Oxidation Markers: Chemical Freshness Over Time

Oxidation occurs gradually as olive oil interacts with oxygen, light, and heat. Chemistry tracks this process using markers such as peroxide values and ultraviolet absorption indices (K232, K268, ΔK). These values describe the oil's current chemical condition and how slowly it will change over time.

Low oxidation markers indicate that the oil entered the bottle with its structure intact and its active compounds preserved, allowing freshness to decline gently rather than rapidly.

Polyphenols: Internal Protection

Polyphenols originate in the olive fruit as part of its natural defense chemistry.
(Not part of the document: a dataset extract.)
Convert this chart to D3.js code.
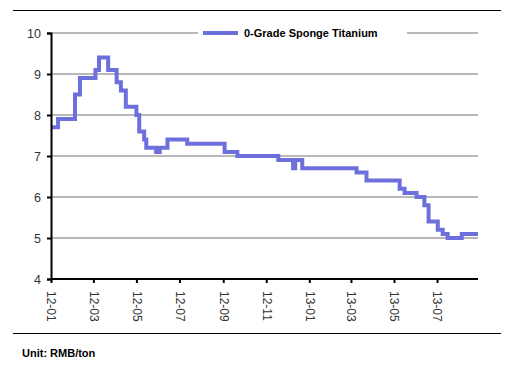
<!DOCTYPE html>
<html><head><meta charset="utf-8">
<script src="https://cdn.jsdelivr.net/npm/d3@7"></script>
<style>
html,body{margin:0;padding:0;background:#fff;}
svg{display:block;font-family:Arial,"Liberation Sans",sans-serif;}
</style></head>
<body><div id="chart"></div>
<script>
// Step changes: price holds from each date until the next one
const dates = ["2012-01-01","2012-01-11","2012-02-04","2012-02-11","2012-03-04","2012-03-09","2012-03-22","2012-04-03","2012-04-09","2012-04-16","2012-05-01","2012-05-05","2012-05-12","2012-05-15","2012-05-29","2012-06-03","2012-06-14","2012-07-12","2012-09-03","2012-09-21","2012-11-18","2012-12-09","2012-12-12","2012-12-22","2013-03-09","2013-03-23","2013-05-09","2013-05-16","2013-06-02","2013-06-13","2013-06-19","2013-07-02","2013-07-09","2013-07-16","2013-08-05","2013-08-28"];
const prices = [7.7,7.9,8.5,8.9,9.1,9.4,9.1,8.8,8.6,8.2,8.0,7.6,7.4,7.2,7.1,7.2,7.4,7.3,7.1,7.0,6.9,6.7,6.9,6.7,6.6,6.4,6.2,6.1,6.0,5.8,5.4,5.2,5.1,5.0,5.1,5.1];
const xTickDates = ["2012-01-01","2012-03-01","2012-05-01","2012-07-01","2012-09-01","2012-11-01","2013-01-01","2013-03-01","2013-05-01","2013-07-01"];
const yTicks = [4,5,6,7,8,9,10];
const seriesName = "0-Grade Sponge Titanium";
const unitLabel = "Unit: RMB/ton";

const W = 531, H = 383;
const parse = d3.timeParse("%Y-%m-%d");
const fmt = d3.timeFormat("%y-%m");
const data = dates.map((d,i)=>({date:parse(d), v:prices[i]}));

const svg = d3.select("#chart").append("svg").attr("width",W).attr("height",H);

const x = d3.scaleTime().domain([parse("2012-01-01"), parse("2013-08-28")]).range([51,478]);
const y = d3.scaleLinear().domain([4,10]).range([279,33]);

// frame rules
svg.append("line").attr("x1",13).attr("x2",501).attr("y1",10.5).attr("y2",10.5).attr("stroke","#000").attr("stroke-width",1.2);
svg.append("line").attr("x1",13).attr("x2",501).attr("y1",333.5).attr("y2",333.5).attr("stroke","#000").attr("stroke-width",1.2);

// gridlines
svg.append("g").selectAll("line").data(yTicks.filter(t=>t>4)).join("line")
  .attr("x1",51).attr("x2",478).attr("y1",d=>y(d)).attr("y2",d=>y(d))
  .attr("stroke","#b8b8b8").attr("stroke-width",2);

// line
const line = d3.line().x(d=>x(d.date)).y(d=>y(d.v)).curve(d3.curveStepAfter);
svg.append("path").datum(data).attr("d",line).attr("fill","none")
  .attr("stroke","#6d70dc").attr("stroke-width",4).attr("stroke-linejoin","miter").attr("stroke-linecap","butt");

// axes
const yAxis = d3.axisLeft(y).tickValues(yTicks).tickSize(4).tickPadding(6).tickFormat(d3.format("d"));
const gy = svg.append("g").attr("transform","translate(51,0)").call(yAxis);
gy.select(".domain").attr("stroke","#000").attr("stroke-width",2);
gy.selectAll(".tick line").attr("stroke","#000").attr("stroke-width",2);
gy.selectAll(".tick text").attr("font-size",12.5).attr("fill","#333").attr("font-family","Arial, 'Liberation Sans', sans-serif");

const xAxis = d3.axisBottom(x).tickValues(xTickDates.map(parse)).tickSize(4).tickFormat(fmt);
const gx = svg.append("g").attr("transform","translate(0,279)").call(xAxis);
gx.select(".domain").attr("stroke","#000").attr("stroke-width",2).attr("d","M51,0H478");
gx.selectAll(".tick line").attr("stroke","#000").attr("stroke-width",2);
gx.selectAll(".tick text").attr("font-size",12).attr("fill","#333").attr("font-family","Arial, 'Liberation Sans', sans-serif")
  .attr("transform","rotate(90)").attr("text-anchor","start").attr("dy","0.35em").attr("x",12).attr("y",0);

// legend
const lg = svg.append("g");
lg.append("rect").attr("x",198).attr("y",22).attr("width",209).attr("height",22).attr("fill","#fff");
lg.append("line").attr("x1",203).attr("x2",238).attr("y1",33).attr("y2",33).attr("stroke","#6d70dc").attr("stroke-width",4);
lg.append("text").attr("x",244).attr("y",37).attr("font-size",11).attr("font-weight","bold").attr("fill","#000").text(seriesName);

// unit
svg.append("text").attr("x",22).attr("y",357).attr("font-size",11).attr("font-weight","bold").attr("fill","#000").text(unitLabel);
</script></body></html>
Once carried into the oil, they continue to act within the oil itself, influencing how it reacts to oxygen, light, and time.
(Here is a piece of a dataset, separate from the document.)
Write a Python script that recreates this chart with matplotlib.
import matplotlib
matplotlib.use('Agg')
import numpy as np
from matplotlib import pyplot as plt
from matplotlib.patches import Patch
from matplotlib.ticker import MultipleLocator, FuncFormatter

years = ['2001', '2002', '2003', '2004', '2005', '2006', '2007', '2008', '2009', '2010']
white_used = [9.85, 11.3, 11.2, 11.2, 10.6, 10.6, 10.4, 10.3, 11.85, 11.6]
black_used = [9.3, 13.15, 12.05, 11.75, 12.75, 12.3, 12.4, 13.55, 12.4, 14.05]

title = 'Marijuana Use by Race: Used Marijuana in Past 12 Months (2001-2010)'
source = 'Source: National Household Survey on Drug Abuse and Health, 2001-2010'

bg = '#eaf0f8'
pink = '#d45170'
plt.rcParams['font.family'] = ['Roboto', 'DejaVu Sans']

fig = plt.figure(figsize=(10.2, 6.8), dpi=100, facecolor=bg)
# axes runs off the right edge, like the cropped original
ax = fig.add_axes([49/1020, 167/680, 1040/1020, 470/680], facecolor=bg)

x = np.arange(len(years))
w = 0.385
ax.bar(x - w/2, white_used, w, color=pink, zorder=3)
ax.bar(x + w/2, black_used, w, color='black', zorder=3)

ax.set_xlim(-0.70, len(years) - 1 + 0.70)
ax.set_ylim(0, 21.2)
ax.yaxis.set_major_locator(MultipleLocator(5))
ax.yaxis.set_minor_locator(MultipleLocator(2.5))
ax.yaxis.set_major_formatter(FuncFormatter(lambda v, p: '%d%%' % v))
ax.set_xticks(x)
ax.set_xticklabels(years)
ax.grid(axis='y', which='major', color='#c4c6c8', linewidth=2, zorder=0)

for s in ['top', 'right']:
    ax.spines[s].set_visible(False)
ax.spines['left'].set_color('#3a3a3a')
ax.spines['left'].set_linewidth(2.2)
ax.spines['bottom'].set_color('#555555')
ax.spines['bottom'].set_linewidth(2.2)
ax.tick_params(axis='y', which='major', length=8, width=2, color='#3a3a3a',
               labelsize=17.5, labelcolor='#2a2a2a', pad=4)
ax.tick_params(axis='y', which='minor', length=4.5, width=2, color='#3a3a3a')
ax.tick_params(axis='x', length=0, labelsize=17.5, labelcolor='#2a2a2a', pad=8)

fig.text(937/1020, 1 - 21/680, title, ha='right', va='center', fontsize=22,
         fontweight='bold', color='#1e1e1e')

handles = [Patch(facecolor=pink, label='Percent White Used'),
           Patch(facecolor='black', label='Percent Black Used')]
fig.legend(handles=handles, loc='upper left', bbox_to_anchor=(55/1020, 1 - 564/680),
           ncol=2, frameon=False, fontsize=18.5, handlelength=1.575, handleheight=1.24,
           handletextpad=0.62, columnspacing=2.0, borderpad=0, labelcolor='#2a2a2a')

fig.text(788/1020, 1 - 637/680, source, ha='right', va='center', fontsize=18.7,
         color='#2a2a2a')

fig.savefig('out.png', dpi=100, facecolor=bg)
Chemically, polyphenols slow chain reactions that cause fats to break down. They stabilize aroma compounds, protect delicate pigments, and help preserve the oil's structure as it ages. Oils with higher and better-preserved polyphenol content tend to change more slowly, retaining clarity, freshness, and character over a longer period.

This group includes several families of compounds, such as oleocanthal, oleacein, hydroxytyrosol derivatives, and ligstroside derivatives, each contributing differently to stability and sensory expression. Some bind reactive molecules, others interrupt oxidation pathways, and others influence how bitterness and pungency evolve over time.
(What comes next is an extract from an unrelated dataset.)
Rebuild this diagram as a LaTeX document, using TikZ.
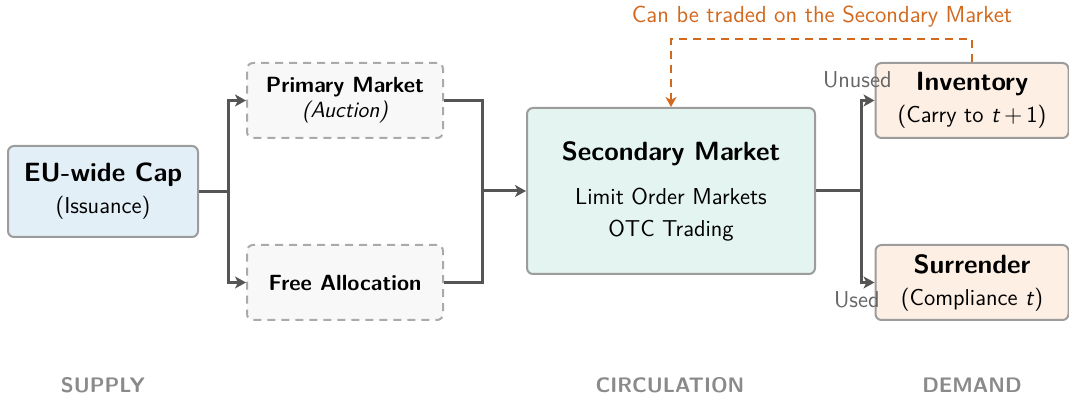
\documentclass[tikz,border=0pt]{standalone}
\usetikzlibrary{arrows.meta}
\renewcommand{\familydefault}{\sfdefault}
\definecolor{bluefill}{HTML}{E3EFF7}
\definecolor{tealfill}{HTML}{E4F4F0}
\definecolor{orangefill}{HTML}{FDEFE3}
\definecolor{greyfill}{HTML}{F8F8F8}
\definecolor{boxgrey}{HTML}{9C9C9C}
\definecolor{dashgrey}{HTML}{AAAAAA}
\definecolor{flowgrey}{HTML}{555555}
\definecolor{tradeorange}{HTML}{D2691E}
\definecolor{catgrey}{HTML}{8A8A8A}
\newcommand{\boxtitle}{\fontsize{13.2}{16}\selectfont\bfseries}
\newcommand{\bodysize}{\fontsize{11.5}{14}\selectfont}
\newcommand{\subsize}{\fontsize{11}{13.5}\selectfont}
\tikzset{
  box/.style={draw=boxgrey, line width=1pt, rounded corners=3pt, align=center, inner sep=0pt, font=\bodysize},
  dbox/.style={box, draw=dashgrey, fill=greyfill, dash pattern=on 4pt off 3pt, font=\subsize},
  flowline/.style={draw=flowgrey, line width=1.5pt},
  flowarrow/.style={flowline, -{Stealth[length=5.5pt,width=6pt,inset=1.5pt]}},
  tradeline/.style={draw=tradeorange, line width=1pt, dash pattern=on 4pt off 3pt, -{Stealth[length=5pt,width=5.5pt,inset=1.5pt]}},
  sidelbl/.style={text=flowgrey!90, inner sep=0pt, font=\fontsize{11.5}{13}\selectfont},
  catlbl/.style={text=catgrey, font=\fontsize{10.5}{12}\selectfont\bfseries, inner sep=0pt},
}
\begin{document}
\begin{tikzpicture}[x=0.5pt,y=-0.5pt]
\useasboundingbox (0,0) rectangle (1069,394);

% nodes
\node[box, fill=bluefill, minimum width=95pt, minimum height=45.5pt] (eu) at (103,191.5)
  {{\boxtitle EU-wide Cap}\\[2pt](Issuance)};
\node[dbox, minimum width=98pt, minimum height=37.5pt] (pm) at (345,100.5)
  {\bfseries Primary Market\\[-1pt]\itshape (Auction)};
\node[dbox, minimum width=98pt, minimum height=37.5pt] (fa) at (345,282.5)
  {\bfseries Free Allocation};
\node[box, fill=tealfill, minimum width=144pt, minimum height=83pt] (sm) at (671,191)
  {{\boxtitle Secondary Market}\\[8pt]Limit Order Markets\\[2pt]OTC Trading};
\node[box, fill=orangefill, minimum width=96.5pt, minimum height=37.5pt] (inv) at (972,100.5)
  {{\boxtitle Inventory}\\[2pt](Carry to \textit{t}\,$+$\,1)};
\node[box, fill=orangefill, minimum width=96.5pt, minimum height=37.5pt] (sur) at (972,282.5)
  {{\boxtitle Surrender}\\[2pt](Compliance \textit{t})};

% supply split
\coordinate (s1) at (228,191.5);
\draw[flowline] (eu.east) -- (s1);
\draw[flowarrow] (s1) |- (pm.west);
\draw[flowarrow] (s1) |- (fa.west);

% merge into secondary
\coordinate (j1) at (482,191);
\draw[flowline] (pm.east) -| (j1);
\draw[flowline] (fa.east) -| (j1);
\draw[flowarrow] (j1) -- (sm.west);

% demand split
\coordinate (s2) at (861,191);
\draw[flowline] (sm.east) -- (s2);
\draw[flowarrow] (s2) |- (inv.west);
\draw[flowarrow] (s2) |- (sur.west);

\node[sidelbl, anchor=base east] (unused) at (892,88) {Unused};
\node[sidelbl, anchor=base east] (used) at (880,308) {Used};

% trade back loop
\coordinate (o2) at (671,39);
\draw[tradeline] (inv.north) |- (o2) -- (sm.north);
\node[text=tradeorange, inner sep=0pt, font=\fontsize{11.6}{14}\selectfont] (tradelbl) at (822,17) {Can be traded on the Secondary Market};

% category labels
\node[catlbl] (supply) at (103,385) {SUPPLY};
\node[catlbl] (circ) at (670,385) {CIRCULATION};
\node[catlbl] (demand) at (972,385) {DEMAND};
\end{tikzpicture}
\end{document}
The presence and balance of these polyphenols depend on harvest timing, fruit condition, milling speed, and oxygen exposure. Their retention reflects how carefully the oil was produced and how well its internal chemistry was protected from the start.

Vitamin E and Pigments: Stability and Character

Vitamin E (α-tocopherol) functions as a natural antioxidant within olive oil, supporting stability and protecting delicate compounds. Pigments such as chlorophylls and carotenoids contribute color and interact with light exposure, influencing how the oil ages over time.

Proper storage preserves these elements, allowing the oil to retain clarity and character.

Purity and Verification

Olive oil chemistry also includes what remains absent. Independent laboratory analysis confirms authentic fatty-acid and sterol profiles while screening for pesticide residues using sensitive analytical methods. These tests verify that the oil reflects its agricultural origin without detectable chemical contamination.

Every High Olive batch undergoes full chemical analysis, including residue screening, to ensure clarity, purity, and consistency across harvests.

Chemistry as the Foundation

When olive oil chemistry is preserved, freshness lasts longer, flavor remains vivid, and the oil retains its full character. Fat structure and active compounds work together, shaping everything that follows, from stability to sensory expression.

This is the chemistry that defines quality at its source.